::: Available data :::

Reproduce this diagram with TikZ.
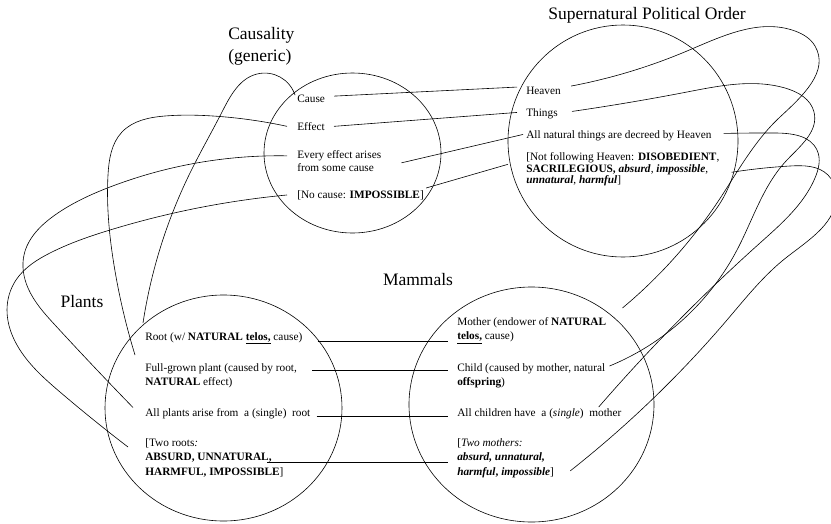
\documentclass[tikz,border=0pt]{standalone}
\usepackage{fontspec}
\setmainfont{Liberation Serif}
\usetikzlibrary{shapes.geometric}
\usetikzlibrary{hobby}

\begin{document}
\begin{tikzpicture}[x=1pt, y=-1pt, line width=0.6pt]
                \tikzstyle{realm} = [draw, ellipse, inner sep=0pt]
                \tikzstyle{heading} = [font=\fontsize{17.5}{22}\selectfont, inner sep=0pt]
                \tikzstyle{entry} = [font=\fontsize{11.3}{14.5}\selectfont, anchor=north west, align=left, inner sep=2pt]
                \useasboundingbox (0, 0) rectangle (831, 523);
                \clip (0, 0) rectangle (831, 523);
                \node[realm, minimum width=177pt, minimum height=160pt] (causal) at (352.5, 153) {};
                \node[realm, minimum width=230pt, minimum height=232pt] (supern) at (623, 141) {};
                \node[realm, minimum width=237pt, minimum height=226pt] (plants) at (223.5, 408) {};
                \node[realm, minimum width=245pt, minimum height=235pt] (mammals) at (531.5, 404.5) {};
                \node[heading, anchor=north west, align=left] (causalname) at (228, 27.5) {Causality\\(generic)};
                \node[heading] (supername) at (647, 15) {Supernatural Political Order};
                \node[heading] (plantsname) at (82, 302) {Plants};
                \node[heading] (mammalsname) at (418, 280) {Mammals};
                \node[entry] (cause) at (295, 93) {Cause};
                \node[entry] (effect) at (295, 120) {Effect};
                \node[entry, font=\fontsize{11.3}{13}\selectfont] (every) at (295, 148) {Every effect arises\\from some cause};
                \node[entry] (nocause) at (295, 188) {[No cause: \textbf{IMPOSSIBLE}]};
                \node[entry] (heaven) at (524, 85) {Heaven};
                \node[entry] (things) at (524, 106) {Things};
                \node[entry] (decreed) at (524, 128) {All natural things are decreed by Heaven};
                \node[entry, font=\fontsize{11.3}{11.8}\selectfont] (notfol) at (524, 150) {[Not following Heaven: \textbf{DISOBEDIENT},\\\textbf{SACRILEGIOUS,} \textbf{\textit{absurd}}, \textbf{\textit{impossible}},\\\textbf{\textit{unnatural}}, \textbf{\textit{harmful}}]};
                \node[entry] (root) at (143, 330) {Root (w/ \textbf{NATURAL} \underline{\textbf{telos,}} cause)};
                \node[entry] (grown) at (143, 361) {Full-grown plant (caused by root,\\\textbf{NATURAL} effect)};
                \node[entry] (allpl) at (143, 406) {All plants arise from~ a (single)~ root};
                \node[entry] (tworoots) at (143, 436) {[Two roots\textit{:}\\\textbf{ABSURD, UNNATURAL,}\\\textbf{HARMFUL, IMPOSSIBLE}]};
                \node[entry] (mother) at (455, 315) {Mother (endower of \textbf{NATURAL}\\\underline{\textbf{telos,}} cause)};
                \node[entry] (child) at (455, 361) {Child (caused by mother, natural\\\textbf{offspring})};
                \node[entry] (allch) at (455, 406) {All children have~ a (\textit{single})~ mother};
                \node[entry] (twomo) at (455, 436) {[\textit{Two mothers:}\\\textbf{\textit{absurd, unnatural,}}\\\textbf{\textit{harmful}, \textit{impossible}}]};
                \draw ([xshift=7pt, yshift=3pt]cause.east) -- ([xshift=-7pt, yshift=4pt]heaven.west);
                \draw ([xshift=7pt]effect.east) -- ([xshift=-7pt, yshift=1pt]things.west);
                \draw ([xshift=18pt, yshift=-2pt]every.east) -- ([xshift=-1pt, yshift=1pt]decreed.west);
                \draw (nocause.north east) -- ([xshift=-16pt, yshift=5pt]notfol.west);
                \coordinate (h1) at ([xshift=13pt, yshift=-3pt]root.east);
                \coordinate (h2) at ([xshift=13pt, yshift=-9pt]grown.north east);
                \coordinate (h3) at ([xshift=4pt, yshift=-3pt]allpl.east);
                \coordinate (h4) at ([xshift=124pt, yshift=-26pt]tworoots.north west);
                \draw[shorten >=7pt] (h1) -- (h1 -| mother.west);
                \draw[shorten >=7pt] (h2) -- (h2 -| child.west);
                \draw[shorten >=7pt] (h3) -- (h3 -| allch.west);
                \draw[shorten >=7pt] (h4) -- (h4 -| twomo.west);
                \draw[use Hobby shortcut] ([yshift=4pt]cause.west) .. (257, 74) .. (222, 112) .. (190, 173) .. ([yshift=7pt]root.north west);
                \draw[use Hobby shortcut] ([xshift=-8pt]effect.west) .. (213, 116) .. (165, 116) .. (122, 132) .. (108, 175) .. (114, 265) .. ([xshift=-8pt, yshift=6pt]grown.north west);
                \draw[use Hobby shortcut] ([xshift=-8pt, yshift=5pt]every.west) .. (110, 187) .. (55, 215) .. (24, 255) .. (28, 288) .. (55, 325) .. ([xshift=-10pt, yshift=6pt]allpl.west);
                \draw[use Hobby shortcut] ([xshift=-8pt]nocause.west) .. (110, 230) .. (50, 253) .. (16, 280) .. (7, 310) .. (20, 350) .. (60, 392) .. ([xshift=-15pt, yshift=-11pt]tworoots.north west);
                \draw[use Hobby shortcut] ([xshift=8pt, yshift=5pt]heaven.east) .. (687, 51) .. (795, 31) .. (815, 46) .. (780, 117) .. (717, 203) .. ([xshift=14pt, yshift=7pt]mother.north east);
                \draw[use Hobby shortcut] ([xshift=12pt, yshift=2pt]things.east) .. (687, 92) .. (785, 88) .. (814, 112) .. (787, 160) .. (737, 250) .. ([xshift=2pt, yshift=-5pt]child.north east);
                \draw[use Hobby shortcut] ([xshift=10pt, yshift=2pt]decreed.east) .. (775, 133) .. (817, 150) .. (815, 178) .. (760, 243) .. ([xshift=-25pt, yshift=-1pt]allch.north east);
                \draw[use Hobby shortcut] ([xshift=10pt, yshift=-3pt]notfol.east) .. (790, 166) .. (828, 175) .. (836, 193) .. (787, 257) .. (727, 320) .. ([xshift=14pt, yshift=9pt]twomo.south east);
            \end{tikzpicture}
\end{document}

:::

Task »
Exclude the pictures, and transcribe all of the material exactly.

Final answer »
Reproduce this diagram with TikZ.
\documentclass[tikz,border=0pt]{standalone}
\usepackage{fontspec}
\setmainfont{Liberation Serif}
\usetikzlibrary{shapes.geometric}
\usetikzlibrary{hobby}

\begin{document}
\begin{tikzpicture}[x=1pt, y=-1pt, line width=0.6pt]
                \tikzstyle{realm} = [draw, ellipse, inner sep=0pt]
                \tikzstyle{heading} = [font=\fontsize{17.5}{22}\selectfont, inner sep=0pt]
                \tikzstyle{entry} = [font=\fontsize{11.3}{14.5}\selectfont, anchor=north west, align=left, inner sep=2pt]
                \useasboundingbox (0, 0) rectangle (831, 523);
                \clip (0, 0) rectangle (831, 523);
                \node[realm, minimum width=177pt, minimum height=160pt] (causal) at (352.5, 153) {};
                \node[realm, minimum width=230pt, minimum height=232pt] (supern) at (623, 141) {};
                \node[realm, minimum width=237pt, minimum height=226pt] (plants) at (223.5, 408) {};
                \node[realm, minimum width=245pt, minimum height=235pt] (mammals) at (531.5, 404.5) {};
                \node[heading, anchor=north west, align=left] (causalname) at (228, 27.5) {Causality\\(generic)};
                \node[heading] (supername) at (647, 15) {Supernatural Political Order};
                \node[heading] (plantsname) at (82, 302) {Plants};
                \node[heading] (mammalsname) at (418, 280) {Mammals};
                \node[entry] (cause) at (295, 93) {Cause};
                \node[entry] (effect) at (295, 120) {Effect};
                \node[entry, font=\fontsize{11.3}{13}\selectfont] (every) at (295, 148) {Every effect arises\\from some cause};
                \node[entry] (nocause) at (295, 188) {[No cause: \textbf{IMPOSSIBLE}]};
                \node[entry] (heaven) at (524, 85) {Heaven};
                \node[entry] (things) at (524, 106) {Things};
                \node[entry] (decreed) at (524, 128) {All natural things are decreed by Heaven};
                \node[entry, font=\fontsize{11.3}{11.8}\selectfont] (notfol) at (524, 150) {[Not following Heaven: \textbf{DISOBEDIENT},\\\textbf{SACRILEGIOUS,} \textbf{\textit{absurd}}, \textbf{\textit{impossible}},\\\textbf{\textit{unnatural}}, \textbf{\textit{harmful}}]};
                \node[entry] (root) at (143, 330) {Root (w/ \textbf{NATURAL} \underline{\textbf{telos,}} cause)};
                \node[entry] (grown) at (143, 361) {Full-grown plant (caused by root,\\\textbf{NATURAL} effect)};
                \node[entry] (allpl) at (143, 406) {All plants arise from~ a (single)~ root};
                \node[entry] (tworoots) at (143, 436) {[Two roots\textit{:}\\\textbf{ABSURD, UNNATURAL,}\\\textbf{HARMFUL, IMPOSSIBLE}]};
                \node[entry] (mother) at (455, 315) {Mother (endower of \textbf{NATURAL}\\\underline{\textbf{telos,}} cause)};
                \node[entry] (child) at (455, 361) {Child (caused by mother, natural\\\textbf{offspring})};
                \node[entry] (allch) at (455, 406) {All children have~ a (\textit{single})~ mother};
                \node[entry] (twomo) at (455, 436) {[\textit{Two mothers:}\\\textbf{\textit{absurd, unnatural,}}\\\textbf{\textit{harmful}, \textit{impossible}}]};
                \draw ([xshift=7pt, yshift=3pt]cause.east) -- ([xshift=-7pt, yshift=4pt]heaven.west);
                \draw ([xshift=7pt]effect.east) -- ([xshift=-7pt, yshift=1pt]things.west);
                \draw ([xshift=18pt, yshift=-2pt]every.east) -- ([xshift=-1pt, yshift=1pt]decreed.west);
                \draw (nocause.north east) -- ([xshift=-16pt, yshift=5pt]notfol.west);
                \coordinate (h1) at ([xshift=13pt, yshift=-3pt]root.east);
                \coordinate (h2) at ([xshift=13pt, yshift=-9pt]grown.north east);
                \coordinate (h3) at ([xshift=4pt, yshift=-3pt]allpl.east);
                \coordinate (h4) at ([xshift=124pt, yshift=-26pt]tworoots.north west);
                \draw[shorten >=7pt] (h1) -- (h1 -| mother.west);
                \draw[shorten >=7pt] (h2) -- (h2 -| child.west);
                \draw[shorten >=7pt] (h3) -- (h3 -| allch.west);
                \draw[shorten >=7pt] (h4) -- (h4 -| twomo.west);
                \draw[use Hobby shortcut] ([yshift=4pt]cause.west) .. (257, 74) .. (222, 112) .. (190, 173) .. ([yshift=7pt]root.north west);
                \draw[use Hobby shortcut] ([xshift=-8pt]effect.west) .. (213, 116) .. (165, 116) .. (122, 132) .. (108, 175) .. (114, 265) .. ([xshift=-8pt, yshift=6pt]grown.north west);
                \draw[use Hobby shortcut] ([xshift=-8pt, yshift=5pt]every.west) .. (110, 187) .. (55, 215) .. (24, 255) .. (28, 288) .. (55, 325) .. ([xshift=-10pt, yshift=6pt]allpl.west);
                \draw[use Hobby shortcut] ([xshift=-8pt]nocause.west) .. (110, 230) .. (50, 253) .. (16, 280) .. (7, 310) .. (20, 350) .. (60, 392) .. ([xshift=-15pt, yshift=-11pt]tworoots.north west);
                \draw[use Hobby shortcut] ([xshift=8pt, yshift=5pt]heaven.east) .. (687, 51) .. (795, 31) .. (815, 46) .. (780, 117) .. (717, 203) .. ([xshift=14pt, yshift=7pt]mother.north east);
                \draw[use Hobby shortcut] ([xshift=12pt, yshift=2pt]things.east) .. (687, 92) .. (785, 88) .. (814, 112) .. (787, 160) .. (737, 250) .. ([xshift=2pt, yshift=-5pt]child.north east);
                \draw[use Hobby shortcut] ([xshift=10pt, yshift=2pt]decreed.east) .. (775, 133) .. (817, 150) .. (815, 178) .. (760, 243) .. ([xshift=-25pt, yshift=-1pt]allch.north east);
                \draw[use Hobby shortcut] ([xshift=10pt, yshift=-3pt]notfol.east) .. (790, 166) .. (828, 175) .. (836, 193) .. (787, 257) .. (727, 320) .. ([xshift=14pt, yshift=9pt]twomo.south east);
            \end{tikzpicture}
\end{document}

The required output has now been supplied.